• Recorded data:
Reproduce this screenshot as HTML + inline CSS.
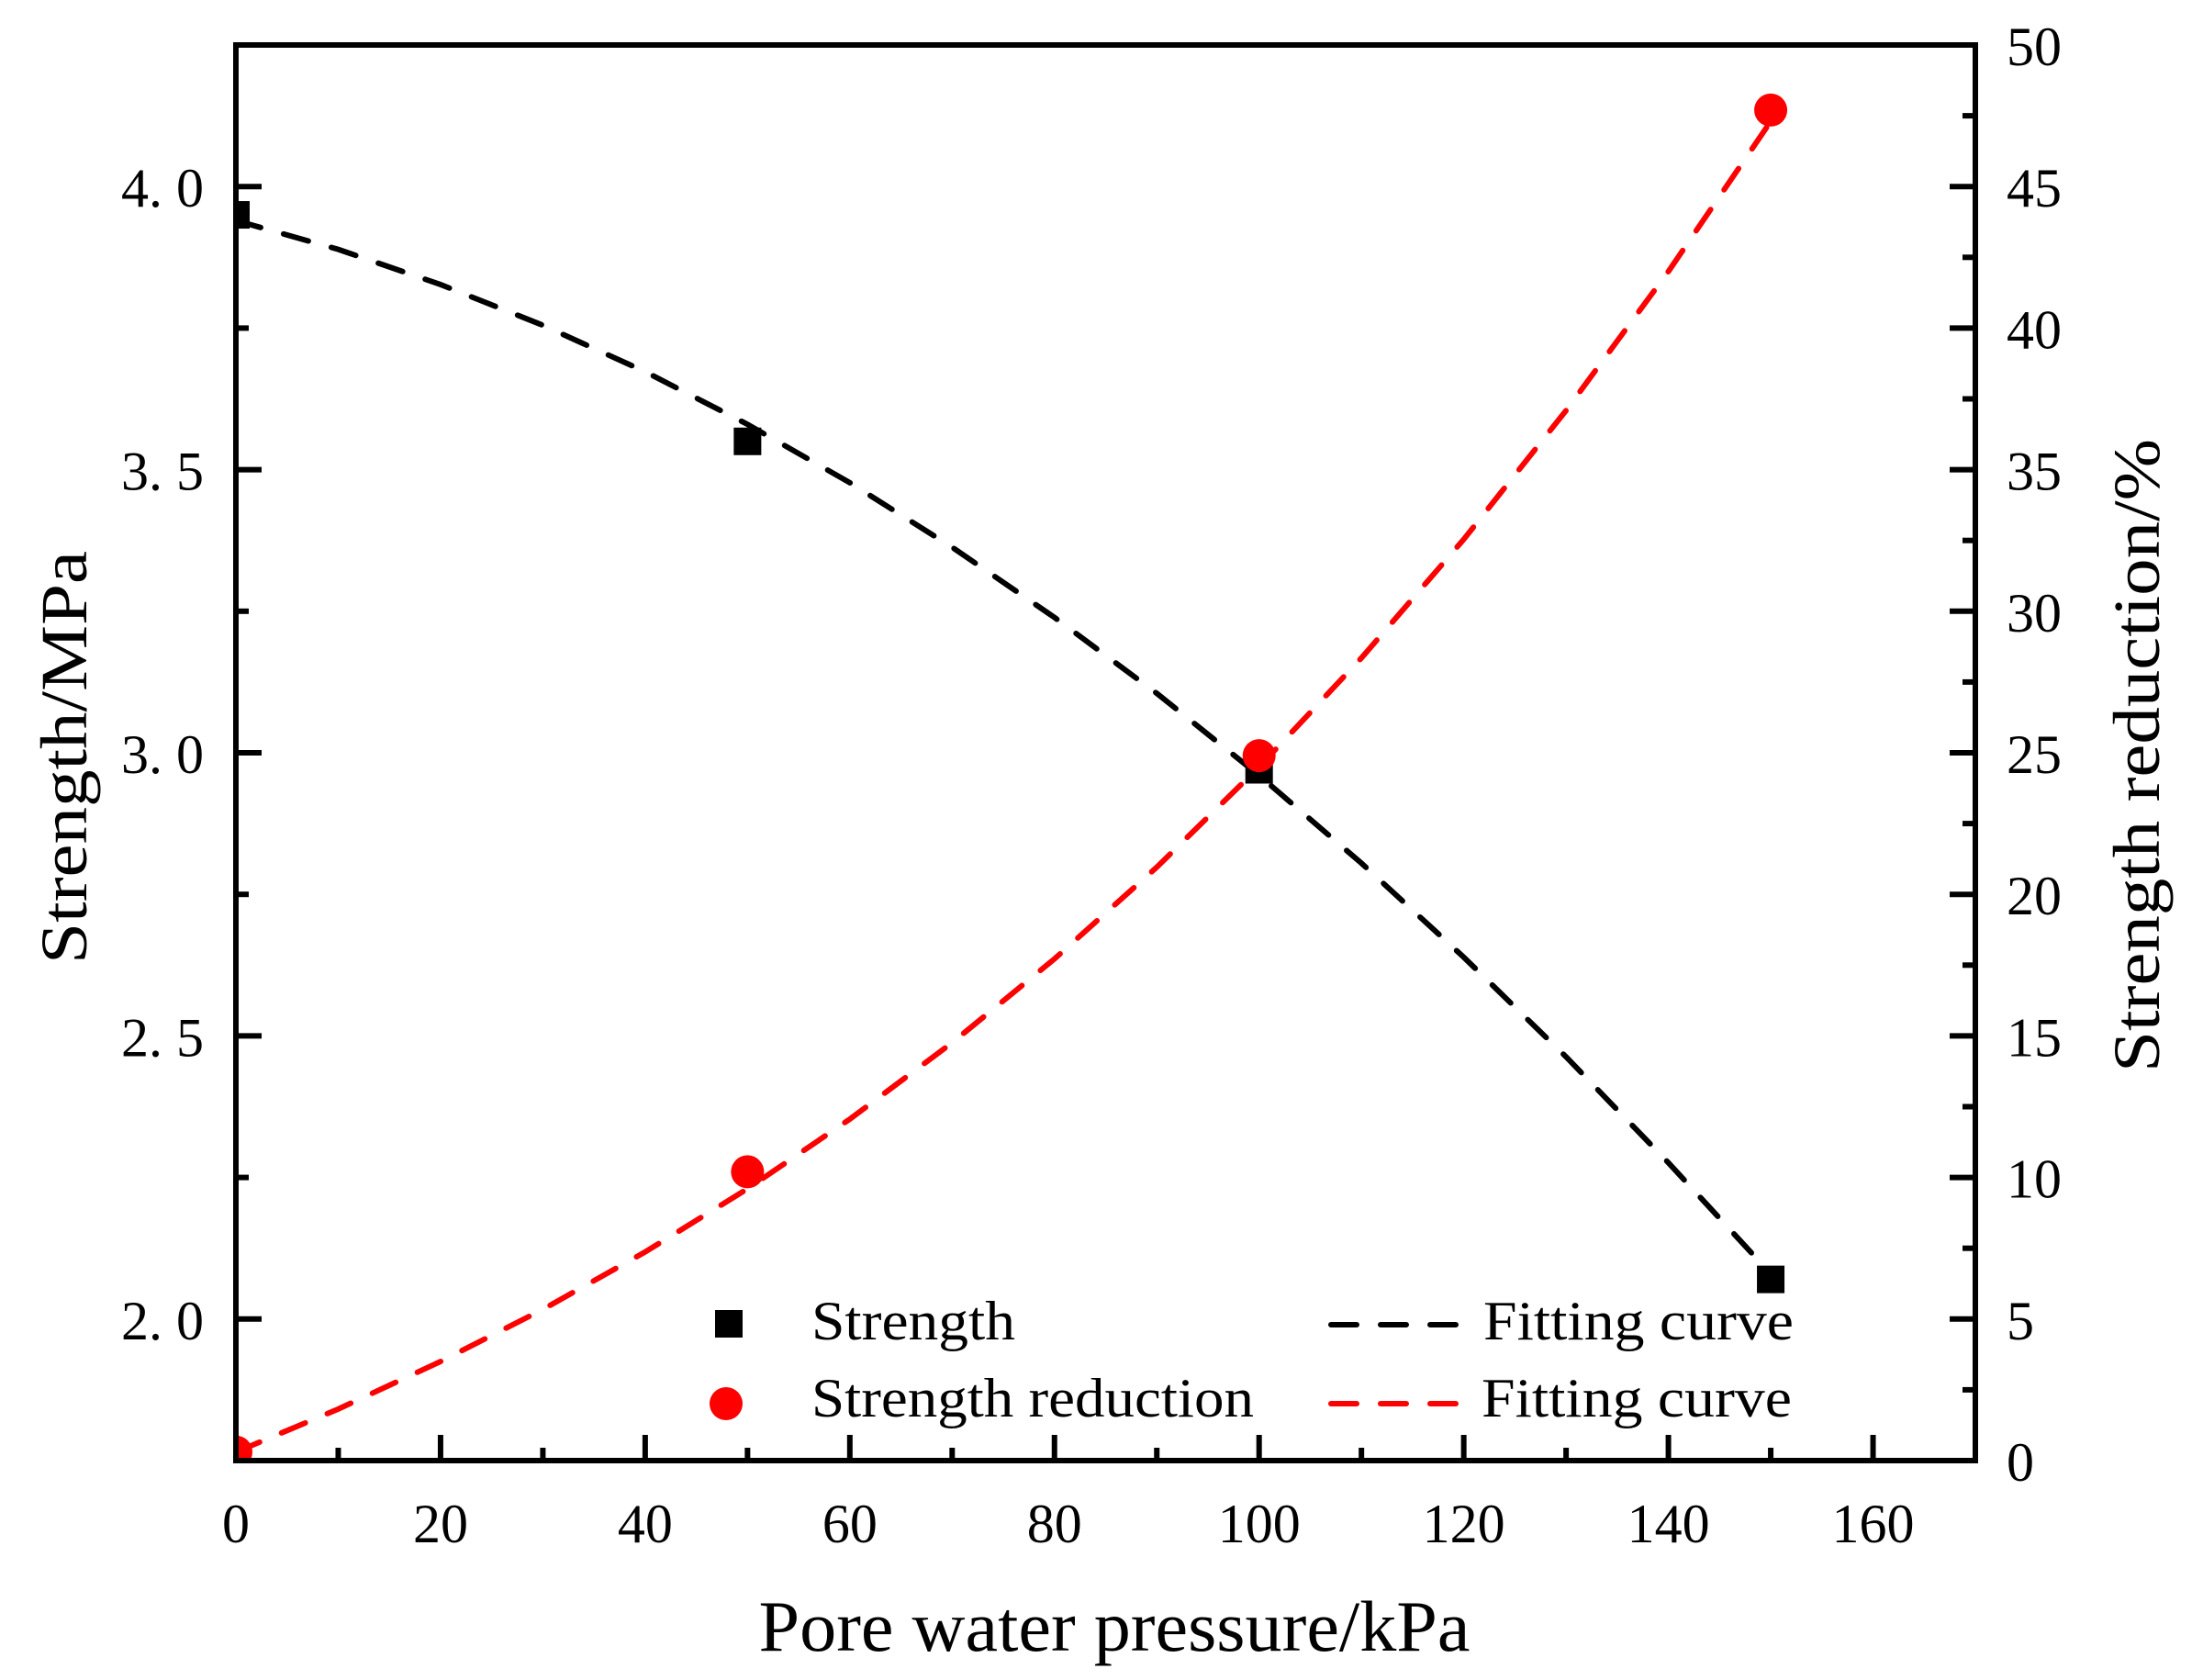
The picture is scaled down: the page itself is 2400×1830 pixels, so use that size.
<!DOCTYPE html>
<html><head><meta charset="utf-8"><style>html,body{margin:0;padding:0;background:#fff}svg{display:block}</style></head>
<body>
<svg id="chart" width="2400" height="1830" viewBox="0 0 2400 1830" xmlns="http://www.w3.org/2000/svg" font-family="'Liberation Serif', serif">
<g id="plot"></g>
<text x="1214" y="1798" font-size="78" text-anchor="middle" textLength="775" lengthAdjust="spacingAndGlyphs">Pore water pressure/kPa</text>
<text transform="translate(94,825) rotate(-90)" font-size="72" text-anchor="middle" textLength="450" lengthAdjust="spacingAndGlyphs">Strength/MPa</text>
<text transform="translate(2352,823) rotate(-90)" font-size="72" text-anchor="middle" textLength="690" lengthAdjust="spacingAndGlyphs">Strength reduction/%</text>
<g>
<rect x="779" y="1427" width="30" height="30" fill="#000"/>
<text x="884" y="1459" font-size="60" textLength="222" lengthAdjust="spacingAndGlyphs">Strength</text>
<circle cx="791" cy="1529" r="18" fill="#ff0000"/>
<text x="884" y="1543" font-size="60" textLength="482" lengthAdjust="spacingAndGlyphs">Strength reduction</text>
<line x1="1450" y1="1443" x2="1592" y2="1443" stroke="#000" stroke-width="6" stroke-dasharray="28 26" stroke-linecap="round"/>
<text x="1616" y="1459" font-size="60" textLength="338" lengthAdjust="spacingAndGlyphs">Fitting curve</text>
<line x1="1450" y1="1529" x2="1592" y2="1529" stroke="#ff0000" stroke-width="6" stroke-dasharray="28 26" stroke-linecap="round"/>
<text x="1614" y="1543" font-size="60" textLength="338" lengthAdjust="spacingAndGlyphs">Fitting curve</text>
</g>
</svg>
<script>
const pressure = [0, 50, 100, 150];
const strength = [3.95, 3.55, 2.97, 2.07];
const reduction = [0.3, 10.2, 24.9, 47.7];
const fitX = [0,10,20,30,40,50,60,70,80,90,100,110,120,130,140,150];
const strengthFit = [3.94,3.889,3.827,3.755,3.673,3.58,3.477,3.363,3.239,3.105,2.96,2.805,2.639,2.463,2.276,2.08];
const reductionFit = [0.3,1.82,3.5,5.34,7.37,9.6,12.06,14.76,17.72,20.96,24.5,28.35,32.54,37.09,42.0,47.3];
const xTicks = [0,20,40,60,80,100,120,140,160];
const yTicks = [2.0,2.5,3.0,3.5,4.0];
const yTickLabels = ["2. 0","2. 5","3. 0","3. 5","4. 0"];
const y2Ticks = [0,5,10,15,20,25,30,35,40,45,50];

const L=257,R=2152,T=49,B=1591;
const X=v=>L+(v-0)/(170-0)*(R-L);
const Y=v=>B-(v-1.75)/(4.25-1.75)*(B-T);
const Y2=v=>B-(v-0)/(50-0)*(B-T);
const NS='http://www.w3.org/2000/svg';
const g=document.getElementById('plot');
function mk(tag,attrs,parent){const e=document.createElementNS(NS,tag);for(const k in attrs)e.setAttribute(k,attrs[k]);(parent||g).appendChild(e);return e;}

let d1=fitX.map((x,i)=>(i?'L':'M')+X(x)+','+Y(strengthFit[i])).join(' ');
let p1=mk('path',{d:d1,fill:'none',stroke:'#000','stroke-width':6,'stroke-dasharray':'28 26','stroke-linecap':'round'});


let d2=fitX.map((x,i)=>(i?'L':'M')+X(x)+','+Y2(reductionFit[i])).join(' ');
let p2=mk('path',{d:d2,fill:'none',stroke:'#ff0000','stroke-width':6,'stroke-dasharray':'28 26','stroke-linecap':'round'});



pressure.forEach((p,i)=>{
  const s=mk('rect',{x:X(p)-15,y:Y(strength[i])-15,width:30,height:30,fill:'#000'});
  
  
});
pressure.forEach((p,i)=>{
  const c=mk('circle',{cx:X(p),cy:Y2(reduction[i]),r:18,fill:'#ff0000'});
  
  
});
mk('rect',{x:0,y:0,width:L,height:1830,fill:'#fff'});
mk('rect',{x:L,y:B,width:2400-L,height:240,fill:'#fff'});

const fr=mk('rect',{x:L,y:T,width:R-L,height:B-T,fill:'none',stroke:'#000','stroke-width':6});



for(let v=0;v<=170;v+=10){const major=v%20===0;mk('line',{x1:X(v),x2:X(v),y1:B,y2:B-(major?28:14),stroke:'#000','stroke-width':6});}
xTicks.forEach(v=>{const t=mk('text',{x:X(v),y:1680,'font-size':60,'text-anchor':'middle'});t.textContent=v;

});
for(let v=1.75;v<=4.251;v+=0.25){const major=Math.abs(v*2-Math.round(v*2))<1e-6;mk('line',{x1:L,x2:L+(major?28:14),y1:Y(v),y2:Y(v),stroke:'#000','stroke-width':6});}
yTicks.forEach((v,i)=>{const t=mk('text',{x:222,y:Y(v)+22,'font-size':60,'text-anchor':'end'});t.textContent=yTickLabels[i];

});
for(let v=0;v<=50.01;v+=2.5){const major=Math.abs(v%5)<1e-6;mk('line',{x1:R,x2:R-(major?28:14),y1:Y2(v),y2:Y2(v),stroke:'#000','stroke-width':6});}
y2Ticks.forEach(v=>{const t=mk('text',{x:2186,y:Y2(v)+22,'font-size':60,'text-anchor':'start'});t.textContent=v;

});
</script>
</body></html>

• Written problem:
Output an exact copy of the material, with the pictures removed.

• Complete answer:
Reproduce this screenshot as HTML + inline CSS.
The picture is scaled down: the page itself is 2400×1830 pixels, so use that size.
<!DOCTYPE html>
<html><head><meta charset="utf-8"><style>html,body{margin:0;padding:0;background:#fff}svg{display:block}</style></head>
<body>
<svg id="chart" width="2400" height="1830" viewBox="0 0 2400 1830" xmlns="http://www.w3.org/2000/svg" font-family="'Liberation Serif', serif">
<g id="plot"></g>
<text x="1214" y="1798" font-size="78" text-anchor="middle" textLength="775" lengthAdjust="spacingAndGlyphs">Pore water pressure/kPa</text>
<text transform="translate(94,825) rotate(-90)" font-size="72" text-anchor="middle" textLength="450" lengthAdjust="spacingAndGlyphs">Strength/MPa</text>
<text transform="translate(2352,823) rotate(-90)" font-size="72" text-anchor="middle" textLength="690" lengthAdjust="spacingAndGlyphs">Strength reduction/%</text>
<g>
<rect x="779" y="1427" width="30" height="30" fill="#000"/>
<text x="884" y="1459" font-size="60" textLength="222" lengthAdjust="spacingAndGlyphs">Strength</text>
<circle cx="791" cy="1529" r="18" fill="#ff0000"/>
<text x="884" y="1543" font-size="60" textLength="482" lengthAdjust="spacingAndGlyphs">Strength reduction</text>
<line x1="1450" y1="1443" x2="1592" y2="1443" stroke="#000" stroke-width="6" stroke-dasharray="28 26" stroke-linecap="round"/>
<text x="1616" y="1459" font-size="60" textLength="338" lengthAdjust="spacingAndGlyphs">Fitting curve</text>
<line x1="1450" y1="1529" x2="1592" y2="1529" stroke="#ff0000" stroke-width="6" stroke-dasharray="28 26" stroke-linecap="round"/>
<text x="1614" y="1543" font-size="60" textLength="338" lengthAdjust="spacingAndGlyphs">Fitting curve</text>
</g>
</svg>
<script>
const pressure = [0, 50, 100, 150];
const strength = [3.95, 3.55, 2.97, 2.07];
const reduction = [0.3, 10.2, 24.9, 47.7];
const fitX = [0,10,20,30,40,50,60,70,80,90,100,110,120,130,140,150];
const strengthFit = [3.94,3.889,3.827,3.755,3.673,3.58,3.477,3.363,3.239,3.105,2.96,2.805,2.639,2.463,2.276,2.08];
const reductionFit = [0.3,1.82,3.5,5.34,7.37,9.6,12.06,14.76,17.72,20.96,24.5,28.35,32.54,37.09,42.0,47.3];
const xTicks = [0,20,40,60,80,100,120,140,160];
const yTicks = [2.0,2.5,3.0,3.5,4.0];
const yTickLabels = ["2. 0","2. 5","3. 0","3. 5","4. 0"];
const y2Ticks = [0,5,10,15,20,25,30,35,40,45,50];

const L=257,R=2152,T=49,B=1591;
const X=v=>L+(v-0)/(170-0)*(R-L);
const Y=v=>B-(v-1.75)/(4.25-1.75)*(B-T);
const Y2=v=>B-(v-0)/(50-0)*(B-T);
const NS='http://www.w3.org/2000/svg';
const g=document.getElementById('plot');
function mk(tag,attrs,parent){const e=document.createElementNS(NS,tag);for(const k in attrs)e.setAttribute(k,attrs[k]);(parent||g).appendChild(e);return e;}

let d1=fitX.map((x,i)=>(i?'L':'M')+X(x)+','+Y(strengthFit[i])).join(' ');
let p1=mk('path',{d:d1,fill:'none',stroke:'#000','stroke-width':6,'stroke-dasharray':'28 26','stroke-linecap':'round'});


let d2=fitX.map((x,i)=>(i?'L':'M')+X(x)+','+Y2(reductionFit[i])).join(' ');
let p2=mk('path',{d:d2,fill:'none',stroke:'#ff0000','stroke-width':6,'stroke-dasharray':'28 26','stroke-linecap':'round'});



pressure.forEach((p,i)=>{
  const s=mk('rect',{x:X(p)-15,y:Y(strength[i])-15,width:30,height:30,fill:'#000'});
  
  
});
pressure.forEach((p,i)=>{
  const c=mk('circle',{cx:X(p),cy:Y2(reduction[i]),r:18,fill:'#ff0000'});
  
  
});
mk('rect',{x:0,y:0,width:L,height:1830,fill:'#fff'});
mk('rect',{x:L,y:B,width:2400-L,height:240,fill:'#fff'});

const fr=mk('rect',{x:L,y:T,width:R-L,height:B-T,fill:'none',stroke:'#000','stroke-width':6});



for(let v=0;v<=170;v+=10){const major=v%20===0;mk('line',{x1:X(v),x2:X(v),y1:B,y2:B-(major?28:14),stroke:'#000','stroke-width':6});}
xTicks.forEach(v=>{const t=mk('text',{x:X(v),y:1680,'font-size':60,'text-anchor':'middle'});t.textContent=v;

});
for(let v=1.75;v<=4.251;v+=0.25){const major=Math.abs(v*2-Math.round(v*2))<1e-6;mk('line',{x1:L,x2:L+(major?28:14),y1:Y(v),y2:Y(v),stroke:'#000','stroke-width':6});}
yTicks.forEach((v,i)=>{const t=mk('text',{x:222,y:Y(v)+22,'font-size':60,'text-anchor':'end'});t.textContent=yTickLabels[i];

});
for(let v=0;v<=50.01;v+=2.5){const major=Math.abs(v%5)<1e-6;mk('line',{x1:R,x2:R-(major?28:14),y1:Y2(v),y2:Y2(v),stroke:'#000','stroke-width':6});}
y2Ticks.forEach(v=>{const t=mk('text',{x:2186,y:Y2(v)+22,'font-size':60,'text-anchor':'start'});t.textContent=v;

});
</script>
</body></html>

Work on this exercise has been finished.